# EXERCISE
Exactly repeat the lines starting at the one that holds "Give me the D3.js source for this chart." and ending at the one that holds "const data = categories.map((c, i)". Both end lines count; leave out everything else.
>> Begin RAW DATA
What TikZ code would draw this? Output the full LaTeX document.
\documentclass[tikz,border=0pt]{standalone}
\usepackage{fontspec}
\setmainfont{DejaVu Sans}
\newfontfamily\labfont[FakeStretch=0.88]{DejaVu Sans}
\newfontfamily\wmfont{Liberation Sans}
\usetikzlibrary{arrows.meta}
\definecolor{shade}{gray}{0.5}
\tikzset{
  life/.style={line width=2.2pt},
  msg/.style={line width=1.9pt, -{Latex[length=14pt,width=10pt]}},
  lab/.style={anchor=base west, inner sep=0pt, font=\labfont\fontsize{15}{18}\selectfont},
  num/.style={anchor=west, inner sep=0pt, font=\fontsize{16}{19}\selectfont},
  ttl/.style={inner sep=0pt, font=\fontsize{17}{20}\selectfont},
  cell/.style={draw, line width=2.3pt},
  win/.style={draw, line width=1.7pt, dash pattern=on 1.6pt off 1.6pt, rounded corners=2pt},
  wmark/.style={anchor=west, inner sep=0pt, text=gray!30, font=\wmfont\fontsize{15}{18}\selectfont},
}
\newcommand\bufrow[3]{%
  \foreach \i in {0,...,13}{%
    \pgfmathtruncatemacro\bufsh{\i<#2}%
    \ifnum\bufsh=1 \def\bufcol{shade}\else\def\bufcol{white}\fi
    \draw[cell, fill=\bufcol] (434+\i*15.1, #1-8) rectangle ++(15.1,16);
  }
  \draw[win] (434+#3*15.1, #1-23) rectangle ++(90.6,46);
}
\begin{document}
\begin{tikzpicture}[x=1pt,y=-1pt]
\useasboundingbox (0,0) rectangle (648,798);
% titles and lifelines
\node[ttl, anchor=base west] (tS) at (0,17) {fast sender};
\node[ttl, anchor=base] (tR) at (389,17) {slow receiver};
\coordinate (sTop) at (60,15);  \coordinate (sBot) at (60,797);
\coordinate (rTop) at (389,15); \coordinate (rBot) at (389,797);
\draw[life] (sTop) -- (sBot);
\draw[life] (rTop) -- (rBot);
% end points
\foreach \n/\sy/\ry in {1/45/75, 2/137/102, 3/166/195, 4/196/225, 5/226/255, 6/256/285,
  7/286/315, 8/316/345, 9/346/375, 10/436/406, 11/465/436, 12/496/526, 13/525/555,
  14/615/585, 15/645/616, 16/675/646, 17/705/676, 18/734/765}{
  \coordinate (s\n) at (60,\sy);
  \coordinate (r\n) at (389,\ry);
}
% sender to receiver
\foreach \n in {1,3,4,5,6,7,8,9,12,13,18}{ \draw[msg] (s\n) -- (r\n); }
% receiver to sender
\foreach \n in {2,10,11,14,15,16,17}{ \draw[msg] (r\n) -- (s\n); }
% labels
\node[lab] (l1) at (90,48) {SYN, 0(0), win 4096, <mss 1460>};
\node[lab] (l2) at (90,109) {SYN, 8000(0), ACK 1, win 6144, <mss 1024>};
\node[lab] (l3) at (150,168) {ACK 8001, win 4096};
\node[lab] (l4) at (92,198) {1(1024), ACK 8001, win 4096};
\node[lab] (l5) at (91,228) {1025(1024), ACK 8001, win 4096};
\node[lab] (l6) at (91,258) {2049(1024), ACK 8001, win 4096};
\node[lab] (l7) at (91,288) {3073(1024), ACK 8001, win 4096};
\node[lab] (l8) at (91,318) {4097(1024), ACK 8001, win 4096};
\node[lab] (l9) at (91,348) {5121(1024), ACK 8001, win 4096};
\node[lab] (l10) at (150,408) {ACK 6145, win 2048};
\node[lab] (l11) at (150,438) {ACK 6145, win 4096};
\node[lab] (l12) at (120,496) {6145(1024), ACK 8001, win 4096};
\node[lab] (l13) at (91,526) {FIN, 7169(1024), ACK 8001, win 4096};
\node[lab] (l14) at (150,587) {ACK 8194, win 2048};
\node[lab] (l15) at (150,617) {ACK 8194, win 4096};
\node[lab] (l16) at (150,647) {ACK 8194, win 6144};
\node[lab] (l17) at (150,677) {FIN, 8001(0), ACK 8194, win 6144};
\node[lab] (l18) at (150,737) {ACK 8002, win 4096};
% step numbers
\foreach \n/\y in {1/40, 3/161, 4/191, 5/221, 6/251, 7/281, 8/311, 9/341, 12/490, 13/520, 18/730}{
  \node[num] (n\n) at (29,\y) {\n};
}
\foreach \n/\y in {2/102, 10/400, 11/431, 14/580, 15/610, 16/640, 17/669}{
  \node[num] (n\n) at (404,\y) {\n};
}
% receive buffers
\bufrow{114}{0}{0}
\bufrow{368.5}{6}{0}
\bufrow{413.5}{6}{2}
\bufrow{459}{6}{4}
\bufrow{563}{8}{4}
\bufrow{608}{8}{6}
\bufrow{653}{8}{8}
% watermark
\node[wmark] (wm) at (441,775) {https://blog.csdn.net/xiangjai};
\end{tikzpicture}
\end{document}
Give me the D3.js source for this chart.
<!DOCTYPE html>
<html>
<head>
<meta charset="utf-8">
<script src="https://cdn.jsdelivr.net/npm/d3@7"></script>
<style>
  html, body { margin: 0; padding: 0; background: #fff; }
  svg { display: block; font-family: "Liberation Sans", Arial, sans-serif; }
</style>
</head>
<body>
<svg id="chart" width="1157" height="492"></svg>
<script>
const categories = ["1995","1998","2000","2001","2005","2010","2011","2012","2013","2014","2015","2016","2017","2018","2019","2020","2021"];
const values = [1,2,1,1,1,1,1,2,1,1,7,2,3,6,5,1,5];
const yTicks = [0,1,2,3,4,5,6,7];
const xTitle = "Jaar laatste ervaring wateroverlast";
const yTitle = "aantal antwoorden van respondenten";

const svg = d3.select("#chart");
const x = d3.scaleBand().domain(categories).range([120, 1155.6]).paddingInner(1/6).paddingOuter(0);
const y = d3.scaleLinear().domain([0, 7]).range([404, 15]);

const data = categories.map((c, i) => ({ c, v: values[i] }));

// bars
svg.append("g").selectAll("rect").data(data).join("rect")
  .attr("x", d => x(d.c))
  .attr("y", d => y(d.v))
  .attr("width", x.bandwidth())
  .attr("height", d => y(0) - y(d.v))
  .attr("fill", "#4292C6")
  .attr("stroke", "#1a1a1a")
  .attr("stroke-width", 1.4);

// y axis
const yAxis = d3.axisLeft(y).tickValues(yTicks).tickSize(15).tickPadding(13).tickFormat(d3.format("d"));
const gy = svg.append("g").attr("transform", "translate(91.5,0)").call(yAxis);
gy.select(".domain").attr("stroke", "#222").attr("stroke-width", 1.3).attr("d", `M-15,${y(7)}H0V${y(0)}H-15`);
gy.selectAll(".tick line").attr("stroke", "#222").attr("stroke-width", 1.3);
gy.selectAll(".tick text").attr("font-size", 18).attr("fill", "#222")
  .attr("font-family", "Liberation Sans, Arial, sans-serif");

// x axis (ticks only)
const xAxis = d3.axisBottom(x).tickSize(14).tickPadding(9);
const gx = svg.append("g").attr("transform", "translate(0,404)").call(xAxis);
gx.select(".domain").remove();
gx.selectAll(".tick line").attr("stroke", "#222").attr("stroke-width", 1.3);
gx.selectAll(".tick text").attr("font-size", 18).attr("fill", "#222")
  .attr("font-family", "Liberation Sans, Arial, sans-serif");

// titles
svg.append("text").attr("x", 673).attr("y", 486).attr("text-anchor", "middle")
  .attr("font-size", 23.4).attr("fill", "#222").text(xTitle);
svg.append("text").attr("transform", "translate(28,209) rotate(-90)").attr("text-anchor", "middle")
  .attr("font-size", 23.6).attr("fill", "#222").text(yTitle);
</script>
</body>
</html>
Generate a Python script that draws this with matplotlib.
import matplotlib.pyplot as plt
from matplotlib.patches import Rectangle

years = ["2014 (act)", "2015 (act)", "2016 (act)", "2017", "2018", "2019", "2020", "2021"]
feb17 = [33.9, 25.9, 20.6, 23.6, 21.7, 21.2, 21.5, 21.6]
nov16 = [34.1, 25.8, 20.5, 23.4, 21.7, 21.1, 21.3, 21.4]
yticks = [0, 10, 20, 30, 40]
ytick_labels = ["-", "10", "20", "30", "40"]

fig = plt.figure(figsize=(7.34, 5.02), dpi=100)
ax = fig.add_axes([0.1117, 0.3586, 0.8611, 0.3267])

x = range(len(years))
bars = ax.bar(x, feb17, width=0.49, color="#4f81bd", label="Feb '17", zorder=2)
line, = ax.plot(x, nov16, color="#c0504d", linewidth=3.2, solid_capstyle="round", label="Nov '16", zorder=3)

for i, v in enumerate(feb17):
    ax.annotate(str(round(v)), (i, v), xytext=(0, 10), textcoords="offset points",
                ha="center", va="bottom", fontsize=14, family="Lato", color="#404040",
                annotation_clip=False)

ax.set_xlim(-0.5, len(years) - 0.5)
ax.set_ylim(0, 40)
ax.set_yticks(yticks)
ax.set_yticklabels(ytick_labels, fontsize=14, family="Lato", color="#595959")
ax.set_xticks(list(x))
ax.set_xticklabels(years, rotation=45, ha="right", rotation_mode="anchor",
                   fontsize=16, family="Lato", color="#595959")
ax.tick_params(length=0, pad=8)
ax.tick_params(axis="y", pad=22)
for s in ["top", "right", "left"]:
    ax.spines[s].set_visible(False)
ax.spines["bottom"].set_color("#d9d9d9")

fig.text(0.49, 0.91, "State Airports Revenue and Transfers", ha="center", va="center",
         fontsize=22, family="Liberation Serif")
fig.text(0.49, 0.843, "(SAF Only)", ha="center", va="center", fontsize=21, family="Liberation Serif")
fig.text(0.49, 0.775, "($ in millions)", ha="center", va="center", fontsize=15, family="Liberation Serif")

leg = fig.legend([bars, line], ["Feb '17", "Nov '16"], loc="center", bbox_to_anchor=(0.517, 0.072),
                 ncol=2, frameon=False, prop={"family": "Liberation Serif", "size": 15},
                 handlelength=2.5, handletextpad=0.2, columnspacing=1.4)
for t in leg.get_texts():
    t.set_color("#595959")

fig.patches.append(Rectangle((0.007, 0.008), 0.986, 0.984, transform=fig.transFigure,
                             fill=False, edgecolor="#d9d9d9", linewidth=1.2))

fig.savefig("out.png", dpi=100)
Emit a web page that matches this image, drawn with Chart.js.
>> End RAW DATA
# EXPECTED ANSWER
Give me the D3.js source for this chart.
<!DOCTYPE html>
<html>
<head>
<meta charset="utf-8">
<script src="https://cdn.jsdelivr.net/npm/d3@7"></script>
<style>
  html, body { margin: 0; padding: 0; background: #fff; }
  svg { display: block; font-family: "Liberation Sans", Arial, sans-serif; }
</style>
</head>
<body>
<svg id="chart" width="1157" height="492"></svg>
<script>
const categories = ["1995","1998","2000","2001","2005","2010","2011","2012","2013","2014","2015","2016","2017","2018","2019","2020","2021"];
const values = [1,2,1,1,1,1,1,2,1,1,7,2,3,6,5,1,5];
const yTicks = [0,1,2,3,4,5,6,7];
const xTitle = "Jaar laatste ervaring wateroverlast";
const yTitle = "aantal antwoorden van respondenten";

const svg = d3.select("#chart");
const x = d3.scaleBand().domain(categories).range([120, 1155.6]).paddingInner(1/6).paddingOuter(0);
const y = d3.scaleLinear().domain([0, 7]).range([404, 15]);

const data = categories.map((c, i) => ({ c, v: values[i] }));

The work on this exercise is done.